• DATA PROVIDED:
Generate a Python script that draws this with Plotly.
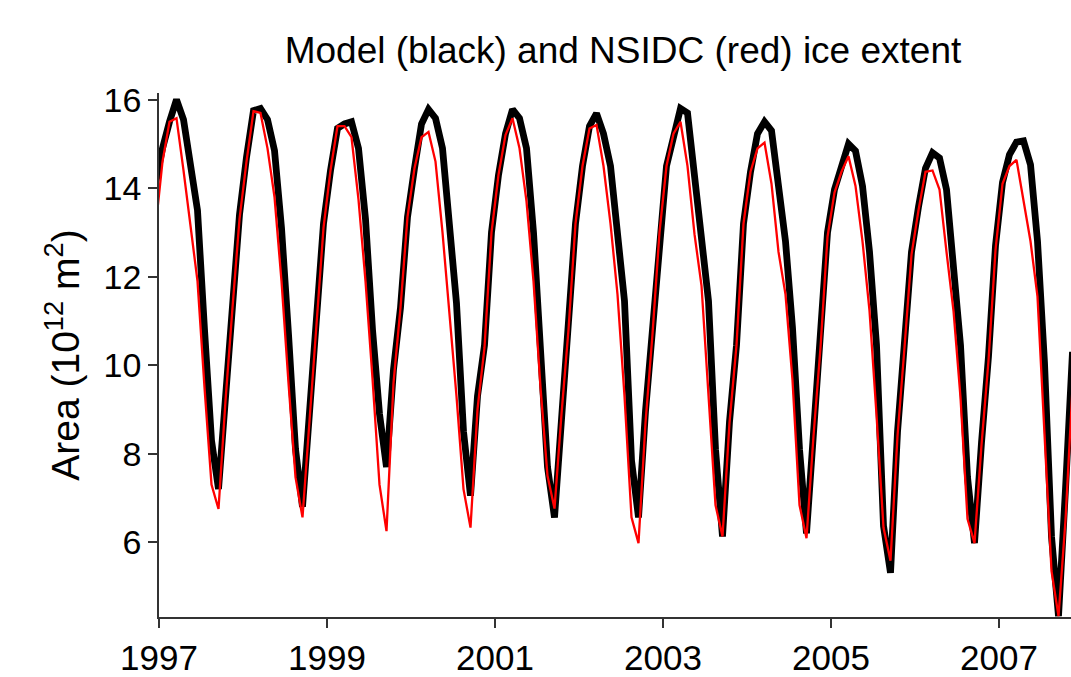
import numpy as np
import plotly.graph_objects as go

# Monthly series, starting December 1996 (values in 10^12 m^2)
start_year = 1996
start_month = 12  # December

model_black = [
    14.1,
    14.9, 15.5, 16.0, 15.55, 14.5, 13.5, 10.8, 8.3, 7.2, 9.4, 11.5, 13.4,      # 1997
    14.7, 15.75, 15.8, 15.55, 14.85, 13.1, 10.7, 8.1, 6.8, 8.9, 11.2, 13.2,    # 1998
    14.4, 15.35, 15.45, 15.5, 14.9, 13.3, 10.8, 8.9, 7.7, 9.9, 11.3, 13.35,    # 1999
    14.45, 15.45, 15.78, 15.58, 14.9, 13.2, 11.4, 8.5, 7.05, 9.3, 10.45, 13.0, # 2000
    14.3, 15.23, 15.78, 15.58, 14.9, 13.0, 10.45, 7.7, 6.56, 8.9, 10.8, 13.2,  # 2001
    14.5, 15.4, 15.69, 15.23, 14.5, 13.0, 11.45, 7.85, 6.56, 8.96, 10.8, 13.0, # 2002
    14.5, 15.15, 15.8, 15.7, 14.37, 12.96, 11.45, 8.1, 6.13, 8.72, 10.45, 13.2,# 2003
    14.37, 15.23, 15.5, 15.3, 13.97, 12.8, 10.84, 8.1, 6.2, 8.5, 10.45, 13.0,  # 2004
    13.97, 14.45, 15.0, 14.84, 14.05, 12.56, 10.45, 6.37, 5.31, 8.49, 10.45, 12.56, # 2005
    13.58, 14.45, 14.8, 14.68, 13.97, 12.4, 10.45, 7.47, 5.98, 8.25, 10.2, 12.7,    # 2006
    14.13, 14.76, 15.04, 15.07, 14.53, 12.8, 10.05, 6.13, 4.33, 7.2, 10.3,          # 2007
]

nsidc_red = [
    13.1,
    14.6, 15.5, 15.58, 14.4, 13.2, 11.9, 9.5, 7.3, 6.75, 9.2, 11.3, 13.3,      # 1997
    14.6, 15.74, 15.7, 14.9, 13.8, 11.9, 9.6, 7.47, 6.56, 8.8, 11.1, 13.1,     # 1998
    14.4, 15.4, 15.4, 15.15, 13.74, 11.9, 9.7, 7.3, 6.25, 9.6, 11.3, 13.35,    # 1999
    14.45, 15.15, 15.27, 14.6, 13.0, 11.2, 9.3, 7.2, 6.33, 9.0, 10.4, 13.0,    # 2000
    14.3, 15.2, 15.58, 14.9, 13.7, 11.9, 9.5, 7.5, 6.76, 8.9, 10.8, 13.2,      # 2001
    14.5, 15.35, 15.43, 14.5, 13.2, 11.6, 9.3, 6.56, 5.98, 8.7, 10.7, 13.0,    # 2002
    14.5, 15.23, 15.5, 14.5, 12.96, 11.8, 9.3, 6.84, 6.13, 8.7, 10.45, 13.2,   # 2003
    14.37, 14.9, 15.03, 14.1, 12.56, 11.6, 9.66, 6.84, 6.09, 8.4, 10.4, 12.9,  # 2004
    13.9, 14.37, 14.72, 14.05, 12.8, 11.23, 8.88, 6.33, 5.58, 8.4, 10.4, 12.5, # 2005
    13.5, 14.37, 14.4, 13.97, 12.56, 11.23, 9.27, 6.53, 5.98, 8.2, 10.1, 12.6, # 2006
    14.1, 14.5, 14.64, 13.74, 12.8, 11.55, 8.49, 5.35, 4.33, 6.5, 9.5,         # 2007
]

x_tick_years = [1997, 1999, 2001, 2003, 2005, 2007]
y_tick_values = [6, 8, 10, 12, 14, 16]

# mid-month decimal-year time axis
n = len(model_black)
t = start_year + (start_month - 1 + np.arange(n) + 0.5) / 12.0

FONT = "Arial, Liberation Sans, sans-serif"

fig = go.Figure()
fig.add_trace(go.Scatter(x=t, y=model_black, mode="lines",
                         line=dict(color="black", width=6.8), name="Model",
                         showlegend=False))
fig.add_trace(go.Scatter(x=t, y=nsidc_red, mode="lines",
                         line=dict(color="#ff0000", width=2.3), name="NSIDC",
                         showlegend=False))

fig.update_layout(
    width=1071, height=677,
    margin=dict(l=159, r=0, t=93, b=60),
    paper_bgcolor="white", plot_bgcolor="white",
    font=dict(family=FONT, color="black"),
    title=dict(text="Model (black) and NSIDC (red) ice extent",
               x=623 / 1071, xanchor="center", xref="container",
               y=1 - 50 / 677, yanchor="middle", yref="container",
               font=dict(size=37, family=FONT, color="black")),
)

fig.update_xaxes(
    range=[1997, 1997 + (1071 - 159) / 84.0],
    tickmode="array", tickvals=x_tick_years, ticktext=[str(v) for v in x_tick_years],
    showline=True, linecolor="#333333", linewidth=1.5,
    ticks="outside", ticklen=9, tickwidth=1.5, tickcolor="#333333",
    showgrid=False, zeroline=False,
    tickfont=dict(size=35, family=FONT, color="black"),
    automargin=False,
)
fig.update_yaxes(
    range=[4.31, 16.15],
    tickmode="array", tickvals=y_tick_values, ticktext=[str(v) for v in y_tick_values],
    showline=True, linecolor="#333333", linewidth=1.5,
    ticks="outside", ticklen=9, tickwidth=1.5, tickcolor="#333333",
    showgrid=False, zeroline=False,
    tickfont=dict(size=34, family=FONT, color="black"),
    title=dict(text="Area (10<sup>12</sup> m<sup>2</sup>)",
               font=dict(size=39, family=FONT, color="black"), standoff=12),
    automargin=False,
)

fig.write_html("out.html")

• YOUR OBJECTIVE: Transcribe all the lines above exactly, apart from the pictures.

• RESPONSE:
Generate a Python script that draws this with Plotly.
import numpy as np
import plotly.graph_objects as go

# Monthly series, starting December 1996 (values in 10^12 m^2)
start_year = 1996
start_month = 12  # December

model_black = [
    14.1,
    14.9, 15.5, 16.0, 15.55, 14.5, 13.5, 10.8, 8.3, 7.2, 9.4, 11.5, 13.4,      # 1997
    14.7, 15.75, 15.8, 15.55, 14.85, 13.1, 10.7, 8.1, 6.8, 8.9, 11.2, 13.2,    # 1998
    14.4, 15.35, 15.45, 15.5, 14.9, 13.3, 10.8, 8.9, 7.7, 9.9, 11.3, 13.35,    # 1999
    14.45, 15.45, 15.78, 15.58, 14.9, 13.2, 11.4, 8.5, 7.05, 9.3, 10.45, 13.0, # 2000
    14.3, 15.23, 15.78, 15.58, 14.9, 13.0, 10.45, 7.7, 6.56, 8.9, 10.8, 13.2,  # 2001
    14.5, 15.4, 15.69, 15.23, 14.5, 13.0, 11.45, 7.85, 6.56, 8.96, 10.8, 13.0, # 2002
    14.5, 15.15, 15.8, 15.7, 14.37, 12.96, 11.45, 8.1, 6.13, 8.72, 10.45, 13.2,# 2003
    14.37, 15.23, 15.5, 15.3, 13.97, 12.8, 10.84, 8.1, 6.2, 8.5, 10.45, 13.0,  # 2004
    13.97, 14.45, 15.0, 14.84, 14.05, 12.56, 10.45, 6.37, 5.31, 8.49, 10.45, 12.56, # 2005
    13.58, 14.45, 14.8, 14.68, 13.97, 12.4, 10.45, 7.47, 5.98, 8.25, 10.2, 12.7,    # 2006
    14.13, 14.76, 15.04, 15.07, 14.53, 12.8, 10.05, 6.13, 4.33, 7.2, 10.3,          # 2007
]

nsidc_red = [
    13.1,
    14.6, 15.5, 15.58, 14.4, 13.2, 11.9, 9.5, 7.3, 6.75, 9.2, 11.3, 13.3,      # 1997
    14.6, 15.74, 15.7, 14.9, 13.8, 11.9, 9.6, 7.47, 6.56, 8.8, 11.1, 13.1,     # 1998
    14.4, 15.4, 15.4, 15.15, 13.74, 11.9, 9.7, 7.3, 6.25, 9.6, 11.3, 13.35,    # 1999
    14.45, 15.15, 15.27, 14.6, 13.0, 11.2, 9.3, 7.2, 6.33, 9.0, 10.4, 13.0,    # 2000
    14.3, 15.2, 15.58, 14.9, 13.7, 11.9, 9.5, 7.5, 6.76, 8.9, 10.8, 13.2,      # 2001
    14.5, 15.35, 15.43, 14.5, 13.2, 11.6, 9.3, 6.56, 5.98, 8.7, 10.7, 13.0,    # 2002
    14.5, 15.23, 15.5, 14.5, 12.96, 11.8, 9.3, 6.84, 6.13, 8.7, 10.45, 13.2,   # 2003
    14.37, 14.9, 15.03, 14.1, 12.56, 11.6, 9.66, 6.84, 6.09, 8.4, 10.4, 12.9,  # 2004
    13.9, 14.37, 14.72, 14.05, 12.8, 11.23, 8.88, 6.33, 5.58, 8.4, 10.4, 12.5, # 2005
    13.5, 14.37, 14.4, 13.97, 12.56, 11.23, 9.27, 6.53, 5.98, 8.2, 10.1, 12.6, # 2006
    14.1, 14.5, 14.64, 13.74, 12.8, 11.55, 8.49, 5.35, 4.33, 6.5, 9.5,         # 2007
]

x_tick_years = [1997, 1999, 2001, 2003, 2005, 2007]
y_tick_values = [6, 8, 10, 12, 14, 16]

# mid-month decimal-year time axis
n = len(model_black)
t = start_year + (start_month - 1 + np.arange(n) + 0.5) / 12.0

FONT = "Arial, Liberation Sans, sans-serif"

fig = go.Figure()
fig.add_trace(go.Scatter(x=t, y=model_black, mode="lines",
                         line=dict(color="black", width=6.8), name="Model",
                         showlegend=False))
fig.add_trace(go.Scatter(x=t, y=nsidc_red, mode="lines",
                         line=dict(color="#ff0000", width=2.3), name="NSIDC",
                         showlegend=False))

fig.update_layout(
    width=1071, height=677,
    margin=dict(l=159, r=0, t=93, b=60),
    paper_bgcolor="white", plot_bgcolor="white",
    font=dict(family=FONT, color="black"),
    title=dict(text="Model (black) and NSIDC (red) ice extent",
               x=623 / 1071, xanchor="center", xref="container",
               y=1 - 50 / 677, yanchor="middle", yref="container",
               font=dict(size=37, family=FONT, color="black")),
)

fig.update_xaxes(
    range=[1997, 1997 + (1071 - 159) / 84.0],
    tickmode="array", tickvals=x_tick_years, ticktext=[str(v) for v in x_tick_years],
    showline=True, linecolor="#333333", linewidth=1.5,
    ticks="outside", ticklen=9, tickwidth=1.5, tickcolor="#333333",
    showgrid=False, zeroline=False,
    tickfont=dict(size=35, family=FONT, color="black"),
    automargin=False,
)
fig.update_yaxes(
    range=[4.31, 16.15],
    tickmode="array", tickvals=y_tick_values, ticktext=[str(v) for v in y_tick_values],
    showline=True, linecolor="#333333", linewidth=1.5,
    ticks="outside", ticklen=9, tickwidth=1.5, tickcolor="#333333",
    showgrid=False, zeroline=False,
    tickfont=dict(size=34, family=FONT, color="black"),
    title=dict(text="Area (10<sup>12</sup> m<sup>2</sup>)",
               font=dict(size=39, family=FONT, color="black"), standoff=12),
    automargin=False,
)

fig.write_html("out.html")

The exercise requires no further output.